Every media outlet placed on GDI’s “high risk” list for advertiser blacklisting was conservative or Trump-supporting:

The American Spectator

  • Newsmax
  • The Federalist
  • The American Conservative
  • One America News
  • The Blaze
  • The Daily Wire
  • RealClearPolitics
  • Reason
  • The New York Post

Internal materials reviewed by the Examiner indicated that GDI actively tracked the reduction in advertising bids and revenue flowing to these outlets as a measure of success. What was framed publicly as a neutral effort to combat “disinformation” functioned, in practice, as a coordinated effort to financially marginalize right-leaning media institutions.

And because GDI’s funding stream included U.S. taxpayer dollars routed through the National Endowment for Democracy, this meant that Americans were funding a partisan campaign against NED’s domestic political critics.

In NED’s Own Words: The Campaign Against Trump

Damon Wilson, the CEO of NED, was appointed to lead the organization during President Joe Biden’s time in office. From 2021 to 2021, he was executive vice president of the Atlantic Council, when the nonprofit led anti-Trump activities, including the now-infamous election integrity partnership. The partnership pushed for the censorship of pro-Trump voices as well as the president during the 2020 election.

During his time at the Atlantic Council, Wilson personally oversaw a 2019 conference, where tweets from President Trump were displayed as examples of disinformation.

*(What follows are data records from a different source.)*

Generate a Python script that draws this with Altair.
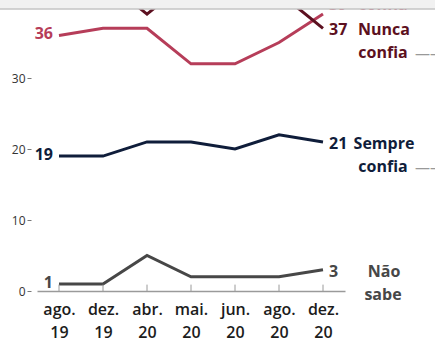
import altair as alt
import pandas as pd

dates = ["ago. 19", "dez. 19", "abr. 20", "mai. 20", "jun. 20", "ago. 20", "dez. 20"]
as_vezes = [36, 37, 37, 32, 32, 35, 39]
nunca = [43, 44, 39, 44, 44, 42, 37]
sempre = [19, 19, 21, 21, 20, 22, 21]
nao_sabe = [1, 1, 5, 2, 2, 2, 3]

series = ["Às vezes confia", "Nunca confia", "Sempre confia", "Não sabe"]
label_l1 = ["Às vezes", "Nunca", "Sempre", "Não"]
label_l2 = ["confia", "confia", "confia", "sabe"]
colors = ["#b63d59", "#5c1020", "#0f1d3a", "#474747"]

rows = []
for s, l1, l2, vals in zip(series, label_l1, label_l2, [as_vezes, nunca, sempre, nao_sabe]):
    for i, (d, v) in enumerate(zip(dates, vals)):
        rows.append({"date": d, "value": v, "serie": s, "l1": l1, "l2": l2,
                     "first": i == 0, "last": i == len(dates) - 1})
df = pd.DataFrame(rows)

FONT = "Open Sans"

X = alt.X("date:N", sort=dates, scale=alt.Scale(type="point", padding=0.5),
          axis=alt.Axis(title=None, labelExpr="split(datum.label, ' ')", labelFontSize=16,
                        labelColor="#1c1c1c", labelPadding=10, labelLineHeight=23, ticks=False,
                        domainColor="#9a9a9a", domainWidth=1.5, labelAngle=0, labelFont=FONT,
                        labelFontWeight=600))
Y = alt.Y("value:Q", scale=alt.Scale(domain=[0, 40], nice=False, zero=True),
          axis=alt.Axis(title=None, values=[0, 10, 20, 30], grid=False, domain=False,
                        tickSize=4, tickColor="#777", labelFontSize=12, labelColor="#333",
                        offset=6, labelPadding=2, labelFont=FONT))
C = alt.Color("serie:N", scale=alt.Scale(domain=series, range=colors), legend=None)

base = alt.Chart(df)

lines = base.mark_line(clip=True, strokeWidth=3, strokeJoin="miter").encode(x=X, y=Y, color=C)

ticks = alt.Chart(pd.DataFrame({"date": dates})).mark_rule(color="#9a9a9a", strokeWidth=1).encode(
    x=X, y=alt.datum(0), y2=alt.datum(0.9))

txt = dict(font=FONT, fontSize=16, fontWeight=700)

start = base.transform_filter("datum.first && datum.serie != 'Nunca confia'").mark_text(
    align="right", baseline="middle", dx=-6, dy=-1, **txt).encode(x=X, y=Y, color=C, text="value:Q")

end_filter = "datum.last && datum.serie != 'Às vezes confia'"
end_num = base.transform_filter(end_filter).mark_text(
    align="left", baseline="middle", dx=6, dy=2, **txt).encode(x=X, y=Y, color=C, text="value:Q")
end_l1 = base.transform_filter(end_filter).mark_text(
    align="center", baseline="middle", dx=61, dy=2, **txt).encode(x=X, y=Y, color=C, text="l1:N")
end_l2 = base.transform_filter(end_filter).mark_text(
    align="center", baseline="middle", dx=60, dy=25, **txt).encode(x=X, y=Y, color=C, text="l2:N")
dash = base.transform_filter("datum.last && (datum.serie == 'Nunca confia' || datum.serie == 'Sempre confia')").mark_text(
    align="left", baseline="middle", dx=92, dy=26, font=FONT, fontSize=15, color="#999999").encode(
    x=X, y=Y, text=alt.value("——"))

av_filter = "datum.last && datum.serie == 'Às vezes confia'"
av_num = base.transform_filter(av_filter).mark_text(
    align="left", baseline="middle", dx=6, dy=-9, **txt).encode(x=X, y=Y, color=C, text="value:Q")
av_l2 = base.transform_filter(av_filter).mark_text(
    align="center", baseline="middle", dx=60, dy=-9, **txt).encode(x=X, y=Y, color=C, text="l2:N")
av_l1 = base.transform_filter(av_filter).mark_text(
    align="center", baseline="middle", dx=61, dy=-32, **txt).encode(x=X, y=Y, color=C, text="l1:N")

top_df = pd.DataFrame({"a": [0]})
top_band = alt.Chart(top_df).mark_rect(color="#f1f1f1").encode(
    x=alt.value(-37), x2=alt.value(398), y=alt.value(-7), y2=alt.value(2))
top_line = alt.Chart(top_df).mark_rule(color="#c4c4c4", strokeWidth=1.5).encode(
    x=alt.value(-37), x2=alt.value(398), y=alt.value(2))

chart = alt.layer(lines, ticks, start, end_num, end_l1, end_l2, dash, av_num, av_l2, av_l1,
                  top_band, top_line).properties(
    width=308, height=284,
    padding={"left": 37, "top": 7, "right": 90, "bottom": 54},
    autosize=alt.AutoSizeParams(type="none"),
    background="white",
).configure_view(stroke=None)

chart.save("out.html", embed_options={"renderer": "svg", "actions": False})
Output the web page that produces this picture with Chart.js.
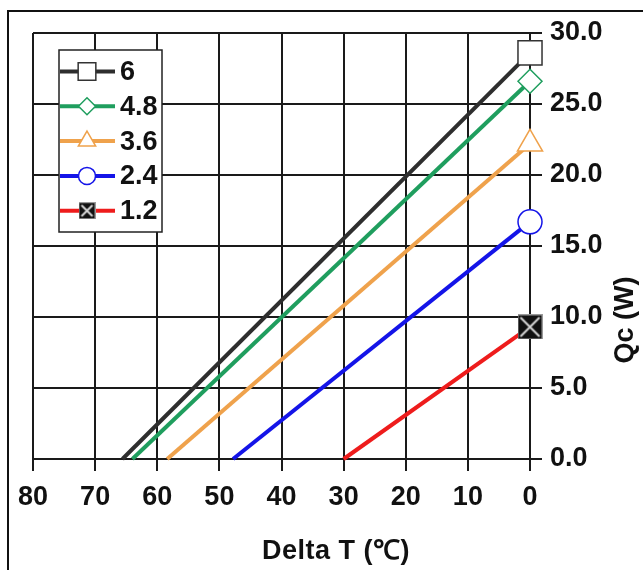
<!DOCTYPE html>
<html>
<head>
<meta charset="utf-8">
<script src="https://cdn.jsdelivr.net/npm/chart.js@4.4.1/dist/chart.umd.min.js"></script>
<style>
    html, body { margin: 0; padding: 0; background: #fff; }
    #wrap { width: 643px; height: 570px; }
</style>
</head>
<body>
<div id="wrap"><canvas id="chart" width="643" height="570"></canvas></div>
<script>

// =========================
// DATA
// =========================

const currents = ['6', '4.8', '3.6', '2.4', '1.2'];      // legend labels (A)
const deltaTMax = [65.6, 64.0, 58.4, 47.8, 30.0];        // x where Qc = 0
const qcMax = [28.6, 26.6, 22.2, 16.7, 9.3];             // Qc at Delta T = 0

const ticksX = [80, 70, 60, 50, 40, 30, 20, 10, 0];
const ticksY = [0, 5, 10, 15, 20, 25, 30];

// =========================
// STYLE
// =========================

const FAMILY = '"Liberation Sans", Arial, sans-serif';
const FONT = 'bold 27px ' + FAMILY;

const colors = ['#2e2e2e', '#1f9e5e', '#efa24c', '#1414e8', '#ee1c1c'];
const markerBorder = ['#333333', '#1f9e5e', '#efa24c', '#1414e8', '#888888'];

function crossBox(size) {
    const c = document.createElement('canvas');
    c.width = size;
    c.height = size;
    const g = c.getContext('2d');
    g.fillStyle = '#111';
    g.fillRect(0, 0, size, size);
    g.strokeStyle = '#999';
    g.lineWidth = 1;
    g.strokeRect(0.5, 0.5, size - 1, size - 1);
    g.strokeStyle = '#d8d8d8';
    g.lineWidth = 2;
    g.beginPath();
    g.moveTo(3, 3);
    g.lineTo(size - 3, size - 3);
    g.moveTo(size - 3, 3);
    g.lineTo(3, size - 3);
    g.stroke();
    return c;
}

const markers = ['rect', 'rectRot', 'triangle', 'circle', crossBox(25)];
const markerSize = [17, 12, 14.5, 12, 12];

const legendMarkers = ['rect', 'rectRot', 'triangle', 'circle', crossBox(17)];
const legendSize = [12.5, 8.5, 10, 8.5, 8];

// =========================
// PLUGINS
// =========================

const frame = {
    id: 'frame',
    beforeDraw(chart) {
        const ctx = chart.ctx;
        ctx.save();
        ctx.fillStyle = '#fff';
        ctx.fillRect(0, 0, chart.width, chart.height);
        ctx.strokeStyle = '#111';
        ctx.lineWidth = 2;
        ctx.beginPath();
        ctx.moveTo(8, chart.height);
        ctx.lineTo(8, 11);
        ctx.lineTo(chart.width, 11);
        ctx.stroke();
        ctx.restore();
    }
};

const titles = {
    id: 'titles',
    afterDraw(chart) {
        const ctx = chart.ctx;
        ctx.save();
        ctx.fillStyle = '#111';
        ctx.font = FONT;
        ctx.textAlign = 'center';
        ctx.textBaseline = 'middle';
        ctx.letterSpacing = '0.5px';
        ctx.fillText('Delta T (℃)', 336, 552);
        ctx.letterSpacing = '0px';
        ctx.translate(626, 320);
        ctx.rotate(-Math.PI / 2);
        ctx.fillText('Qc (W)', 0, 0);
        ctx.restore();
    }
};

const legendBox = {
    id: 'legendBox',
    afterDraw(chart) {
        const ctx = chart.ctx;
        ctx.save();
        ctx.fillStyle = '#fff';
        ctx.strokeStyle = '#222';
        ctx.lineWidth = 1.5;
        ctx.fillRect(59, 50, 103, 182);
        ctx.strokeRect(59, 50, 103, 182);

        currents.forEach((label, i) => {
            const y = 71.5 + i * 34.8;

            ctx.strokeStyle = colors[i];
            ctx.lineWidth = 4;
            ctx.beginPath();
            ctx.moveTo(60, y);
            ctx.lineTo(115, y);
            ctx.stroke();

            ctx.fillStyle = '#fff';
            ctx.strokeStyle = markerBorder[i];
            ctx.lineWidth = 1.5;
            Chart.helpers.drawPoint(ctx, {
                pointStyle: legendMarkers[i],
                radius: legendSize[i],
                borderWidth: 1.5,
                rotation: 0
            }, 87, y);

            ctx.fillStyle = '#111';
            ctx.font = FONT;
            ctx.textAlign = 'left';
            ctx.textBaseline = 'middle';
            ctx.fillText(label, 120, y + 1);
        });
        ctx.restore();
    }
};

// =========================
// CHART
// =========================

const datasets = currents.map((label, i) => ({
    label: label,
    data: [
        { x: deltaTMax[i], y: 0 },
        { x: 0, y: qcMax[i] }
    ],
    borderColor: colors[i],
    borderWidth: 4,
    pointRadius: [0, markerSize[i]],
    pointHoverRadius: [0, markerSize[i]],
    pointStyle: markers[i],
    pointBackgroundColor: '#fff',
    pointBorderColor: markerBorder[i],
    pointBorderWidth: 1.5,
    clip: false
}));

const grid = {
    color: '#1a1a1a',
    lineWidth: 2,
    tickLength: 12,
    drawTicks: true
};

new Chart(document.getElementById('chart'), {
    type: 'line',
    data: { datasets },
    options: {
        responsive: false,
        animation: false,
        layout: { padding: { left: 33, top: 33, right: 0, bottom: 0 } },
        plugins: {
            legend: { display: false },
            tooltip: { enabled: false }
        },
        scales: {
            x: {
                type: 'linear',
                reverse: true,
                min: 0,
                max: 80,
                grid: grid,
                border: { color: '#1a1a1a', width: 2 },
                afterBuildTicks: (scale) => {
                    scale.ticks = ticksX.map(v => ({ value: v }));
                },
                afterFit: (scale) => { scale.height = 111; },
                ticks: {
                    color: '#111',
                    font: { family: FAMILY, size: 27, weight: 'bold' },
                    padding: 10,
                    maxRotation: 0,
                    autoSkip: false
                }
            },
            y: {
                type: 'linear',
                position: 'right',
                min: 0,
                max: 30,
                grid: grid,
                border: { color: '#1a1a1a', width: 2 },
                afterBuildTicks: (scale) => {
                    scale.ticks = ticksY.map(v => ({ value: v }));
                },
                afterFit: (scale) => { scale.width = 113; },
                ticks: {
                    color: '#111',
                    font: { family: FAMILY, size: 27, weight: 'bold' },
                    padding: 8,
                    callback: (v) => v.toFixed(1)
                }
            }
        }
    },
    plugins: [frame, titles, legendBox]
});
</script>
</body>
</html>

One of the most active “counter-disinformation” researchers, Dean Jackson, who worked at NED throughout Trump’s first term in office, has admitted in live interviews that it was Trump’s election which spurred his own work in the burgeoning field of censorship operations.

He would go on to undermine the earliest justifications for counter-disinformation operations, the claim that it was purely a mechanism to counter foreign adversaries, instead claiming that it was “hyper partisan” and “conservative” media that were doing a “tremendous amount of damage to American democracy.”

These are the words of a NED counter-disinformation expert who conducted his work for the organization during the first Trump administration: domestic speech, not foreign, was the real threat to be contained.